Charts and diagrams as code:
:::
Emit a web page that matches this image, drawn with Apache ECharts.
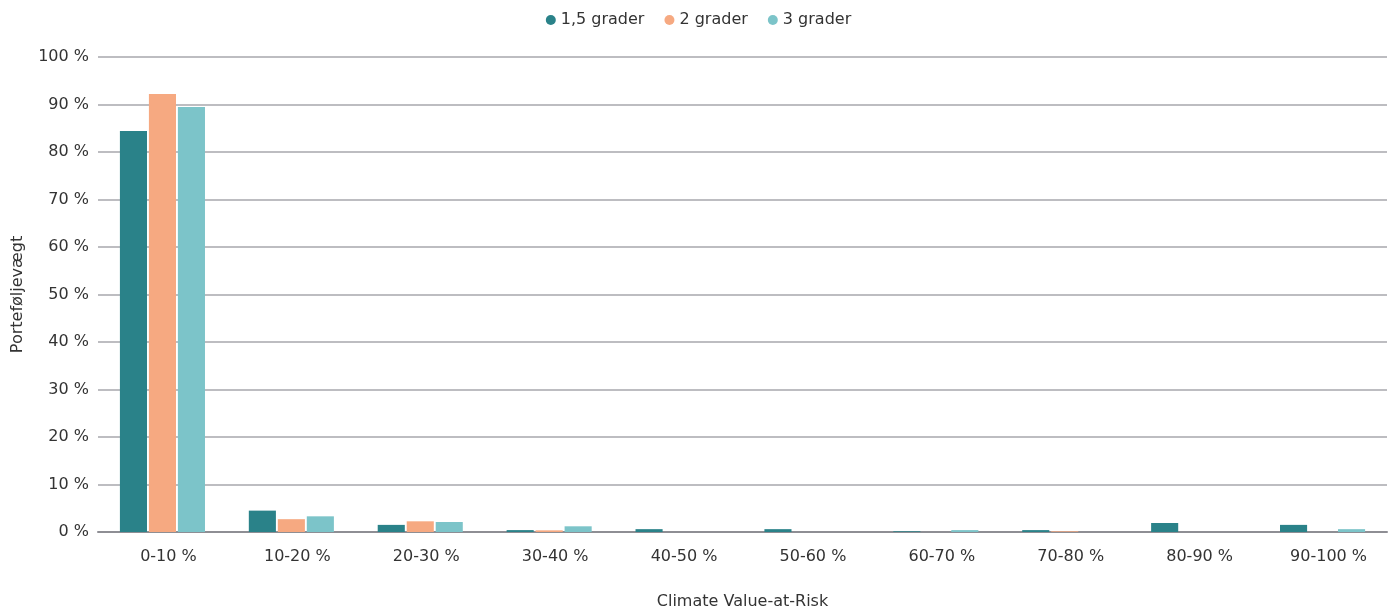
<!DOCTYPE html>
<html><head><meta charset="utf-8">
<script src="https://cdn.jsdelivr.net/npm/echarts@6/dist/echarts.min.js"></script>
<style>html,body{margin:0;padding:0;background:#fff}#c{width:1397px;height:612px}</style>
</head><body><div id="c"></div>
<script>
const categories = ['0-10 %','10-20 %','20-30 %','30-40 %','40-50 %','50-60 %','60-70 %','70-80 %','80-90 %','90-100 %'];
const s15 = [84.4, 4.5, 1.5, 0.4, 0.6, 0.6, 0.15, 0.4, 1.9, 1.5];
const s2  = [92.2, 2.7, 2.25, 0.35, 0, 0, 0, 0.15, 0, 0];
const s3  = [89.5, 3.3, 2.1, 1.2, 0, 0, 0.4, 0, 0, 0.6];
const yTicks = [0,10,20,30,40,50,60,70,80,90,100];
const font = '"DejaVu Sans", "Noto Sans", sans-serif';
const chart = echarts.init(document.getElementById('c'));
const mk = (name, data, color) => ({
  name, type:'bar', data, barGap:'7%', barCategoryGap:'34%',
  itemStyle:{color}
});
chart.setOption({
  animation:false,
  textStyle:{fontFamily:font},
  legend:{top:7, left:'center', itemWidth:10, itemHeight:10, itemGap:20, icon:'circle',
    textStyle:{fontSize:16, color:'#333', fontFamily:font, padding:[0,0,0,0]}},
  grid:{left:98, right:10, top:57, bottom:80, containLabel:false, outerBoundsMode:'none'},
  xAxis:{type:'category', data:categories, name:'Climate Value-at-Risk', nameLocation:'middle', nameGap:62,
    nameTextStyle:{fontSize:16, color:'#333', fontFamily:font},
    axisLine:{lineStyle:{color:'#8e8e94', width:2}}, axisTick:{show:false},
    axisLabel:{fontSize:16, color:'#333', margin:17, padding:[0,0,0,12], fontFamily:font}},
  yAxis:{type:'value', min:0, max:100, interval:10, name:'Porteføljevægt', nameLocation:'middle', nameGap:72,
    nameTextStyle:{fontSize:16, color:'#333', fontFamily:font},
    axisLine:{show:false}, axisTick:{show:false},
    splitLine:{lineStyle:{color:'#a7a7ad', width:1.5}},
    axisLabel:{fontSize:16, color:'#333', margin:9, fontFamily:font,
      formatter:v => yTicks.includes(v) ? v + ' %' : ''}},
  series:[mk('1,5 grader', s15, '#2a8289'), mk('2 grader', s2, '#f6a981'), mk('3 grader', s3, '#7cc4c9')]
});
</script></body></html>
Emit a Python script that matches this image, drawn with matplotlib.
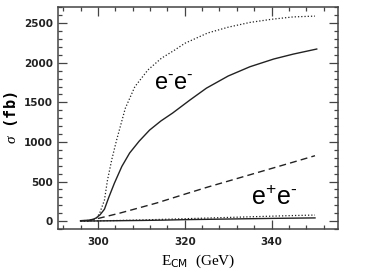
import matplotlib
matplotlib.use("Agg")
import matplotlib.pyplot as plt
from matplotlib.ticker import MultipleLocator

# e-e- curves
e_upper = [296, 298, 299, 299.7, 300.4, 301.5, 302.2, 303.2, 304.3, 306.3, 308.5,
           311.5, 314.6, 317.7, 320, 325.3, 330, 335, 340, 345, 350]
s_upper = [5, 8, 15, 40, 100, 265, 518, 780, 1024, 1425, 1698,
           1909, 2057, 2162, 2246, 2377, 2450, 2510, 2550, 2580, 2590]

e_mid = [296, 298, 299, 299.6, 300.5, 301.5, 302.5, 303.8, 305.5, 307.3, 309.5,
         311.9, 314.5, 317.2, 321.2, 325, 330, 335, 340.5, 345, 350.4]
s_mid = [5, 12, 25, 40, 80, 150, 300, 480, 690, 860, 1010,
         1150, 1265, 1365, 1530, 1680, 1833, 1950, 2048, 2110, 2174]

e_dash = [297.5, 300.4, 305, 310, 313.5, 320, 325.3, 330, 335, 340, 345, 350]
s_dash = [0, 38, 100, 175, 228, 340, 430, 505, 585, 665, 745, 826]

# e+e- curves
e_pm = [296, 300, 305, 310, 315, 320, 325, 330, 335, 340, 345, 350]
s_pm_solid = [0, 2, 5, 8, 12, 18, 22, 26, 30, 34, 37, 40]
s_pm_dot = [0, 3, 8, 14, 22, 30, 38, 46, 54, 62, 70, 76]

plt.rcParams['mathtext.fontset'] = 'custom'
plt.rcParams['mathtext.rm'] = 'Liberation Serif'
plt.rcParams['mathtext.it'] = 'Liberation Serif:italic'
plt.rcParams['mathtext.sf'] = 'DejaVu Sans'

fig = plt.figure(figsize=(3.68, 2.77), dpi=100)
ax = fig.add_axes([0.1576, 0.1733, 0.7609, 0.8014])

lc = '#222222'
ax.plot(e_upper, s_upper, color=lc, lw=0.9, ls=(0, (1, 1.6)))
ax.plot(e_mid, s_mid, color=lc, lw=1.0)
ax.plot(e_dash, s_dash, color=lc, lw=1.0, ls=(0, (5, 3)))
ax.plot(e_pm, s_pm_solid, color=lc, lw=1.0)
ax.plot(e_pm, s_pm_dot, color=lc, lw=0.9, ls=(0, (1, 1.6)))

ax.set_xlim(290.8, 355.3)
ax.set_ylim(-100, 2705)
ax.xaxis.set_major_locator(MultipleLocator(20))
ax.xaxis.set_minor_locator(MultipleLocator(4))
ax.yaxis.set_major_locator(MultipleLocator(500))
ax.yaxis.set_minor_locator(MultipleLocator(100))

spc = '#444444'
for sp in ax.spines.values():
    sp.set_color(spc)
    sp.set_linewidth(1.1)
ax.tick_params(which='both', direction='in', top=True, right=True, colors=spc,
               labelcolor='#222222', labelsize=7.5, width=0.9)
ax.tick_params(which='major', length=6.3)
ax.tick_params(which='minor', length=3)
ax.tick_params(axis='x', pad=6)
for lab in ax.get_xticklabels() + ax.get_yticklabels():
    lab.set_fontweight('bold')

ax.text(0.343, 0.628, 'e$\\mathregular{^{\u2010}}$e$\\mathregular{^{\u2010}}$',
        transform=ax.transAxes, fontsize=17, family='Liberation Sans', color='black')
ax.text(0.69, 0.108, 'e$\\mathregular{^{+}}$e$\\mathregular{^{\u2010}}$',
        transform=ax.transAxes, fontsize=18, family='Liberation Sans', color='black')

ax.set_xlabel(r'E$_{\mathsf{CM}}$  (GeV)', family='Liberation Serif', fontsize=11, labelpad=4)
ax.set_ylabel(r'$\sigma$ (fb)', family='DejaVu Sans Mono', fontweight='bold', fontsize=11, labelpad=3)

fig.savefig('out.png', dpi=100)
:::
▶ _Problem_: Return exactly the lines from the one with "Emit a Python" to the one with "1150, 1265, 1365, 1530, 1680, 1833, 1950, 2048, 2110, 2174]", inclusive, and nothing else; skip the pictures.

▶ _Expected output_:
Emit a Python script that matches this image, drawn with matplotlib.
import matplotlib
matplotlib.use("Agg")
import matplotlib.pyplot as plt
from matplotlib.ticker import MultipleLocator

# e-e- curves
e_upper = [296, 298, 299, 299.7, 300.4, 301.5, 302.2, 303.2, 304.3, 306.3, 308.5,
           311.5, 314.6, 317.7, 320, 325.3, 330, 335, 340, 345, 350]
s_upper = [5, 8, 15, 40, 100, 265, 518, 780, 1024, 1425, 1698,
           1909, 2057, 2162, 2246, 2377, 2450, 2510, 2550, 2580, 2590]

e_mid = [296, 298, 299, 299.6, 300.5, 301.5, 302.5, 303.8, 305.5, 307.3, 309.5,
         311.9, 314.5, 317.2, 321.2, 325, 330, 335, 340.5, 345, 350.4]
s_mid = [5, 12, 25, 40, 80, 150, 300, 480, 690, 860, 1010,
         1150, 1265, 1365, 1530, 1680, 1833, 1950, 2048, 2110, 2174]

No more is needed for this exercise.